## Work to be completed
Please report every line from the material that contains the word "with".

## Data

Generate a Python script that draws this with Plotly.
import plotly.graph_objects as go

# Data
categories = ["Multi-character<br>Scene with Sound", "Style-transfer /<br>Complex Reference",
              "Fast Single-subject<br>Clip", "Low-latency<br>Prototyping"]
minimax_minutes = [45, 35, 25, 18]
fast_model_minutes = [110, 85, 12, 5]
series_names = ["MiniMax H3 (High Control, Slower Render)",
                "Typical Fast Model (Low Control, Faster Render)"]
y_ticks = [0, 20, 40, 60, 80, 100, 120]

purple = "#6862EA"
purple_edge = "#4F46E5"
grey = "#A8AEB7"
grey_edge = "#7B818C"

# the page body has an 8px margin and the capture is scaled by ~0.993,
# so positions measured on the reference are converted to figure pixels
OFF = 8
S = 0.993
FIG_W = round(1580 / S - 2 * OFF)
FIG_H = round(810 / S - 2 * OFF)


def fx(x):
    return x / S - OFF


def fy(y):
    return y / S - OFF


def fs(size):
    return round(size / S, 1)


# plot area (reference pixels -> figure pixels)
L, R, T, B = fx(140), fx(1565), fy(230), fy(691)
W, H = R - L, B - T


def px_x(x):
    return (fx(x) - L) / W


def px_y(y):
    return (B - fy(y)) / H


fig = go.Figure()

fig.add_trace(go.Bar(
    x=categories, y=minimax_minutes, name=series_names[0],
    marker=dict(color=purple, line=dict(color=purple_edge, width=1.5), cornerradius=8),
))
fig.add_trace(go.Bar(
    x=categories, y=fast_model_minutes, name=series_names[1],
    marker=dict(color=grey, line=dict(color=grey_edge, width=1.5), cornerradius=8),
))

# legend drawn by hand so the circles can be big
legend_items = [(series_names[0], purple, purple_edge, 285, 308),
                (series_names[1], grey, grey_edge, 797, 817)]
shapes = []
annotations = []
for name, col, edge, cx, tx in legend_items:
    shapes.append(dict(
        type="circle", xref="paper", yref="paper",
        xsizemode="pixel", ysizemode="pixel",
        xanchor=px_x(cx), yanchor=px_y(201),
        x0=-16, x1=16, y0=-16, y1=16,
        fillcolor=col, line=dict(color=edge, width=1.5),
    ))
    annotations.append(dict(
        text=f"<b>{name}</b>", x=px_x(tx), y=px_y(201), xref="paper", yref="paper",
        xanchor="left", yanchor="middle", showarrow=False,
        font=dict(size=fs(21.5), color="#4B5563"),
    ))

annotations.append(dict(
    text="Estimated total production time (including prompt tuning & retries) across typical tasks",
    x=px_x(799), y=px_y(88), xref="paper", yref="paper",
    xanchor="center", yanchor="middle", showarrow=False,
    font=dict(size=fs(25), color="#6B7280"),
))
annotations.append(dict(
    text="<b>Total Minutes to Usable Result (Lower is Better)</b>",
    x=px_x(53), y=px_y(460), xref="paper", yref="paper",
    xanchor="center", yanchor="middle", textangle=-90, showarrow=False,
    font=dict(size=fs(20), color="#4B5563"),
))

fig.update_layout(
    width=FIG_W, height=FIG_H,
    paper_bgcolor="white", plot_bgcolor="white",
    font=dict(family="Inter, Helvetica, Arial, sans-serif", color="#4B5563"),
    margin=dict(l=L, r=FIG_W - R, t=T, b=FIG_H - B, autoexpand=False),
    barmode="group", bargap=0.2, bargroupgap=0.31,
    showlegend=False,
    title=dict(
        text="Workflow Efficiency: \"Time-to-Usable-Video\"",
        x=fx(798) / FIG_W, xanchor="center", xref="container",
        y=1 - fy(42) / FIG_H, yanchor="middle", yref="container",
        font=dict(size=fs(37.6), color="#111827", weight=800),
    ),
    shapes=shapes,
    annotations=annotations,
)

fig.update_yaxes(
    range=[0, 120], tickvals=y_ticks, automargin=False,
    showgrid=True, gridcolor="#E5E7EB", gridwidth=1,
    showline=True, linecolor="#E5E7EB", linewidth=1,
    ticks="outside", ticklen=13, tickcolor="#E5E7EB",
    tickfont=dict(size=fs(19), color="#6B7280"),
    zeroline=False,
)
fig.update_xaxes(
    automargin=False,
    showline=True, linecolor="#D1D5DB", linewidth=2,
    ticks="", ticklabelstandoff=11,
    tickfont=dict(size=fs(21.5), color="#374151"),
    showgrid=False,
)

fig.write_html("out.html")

## Output of the task
Generate a Python script that draws this with Plotly.
categories = ["Multi-character<br>Scene with Sound", "Style-transfer /<br>Complex Reference",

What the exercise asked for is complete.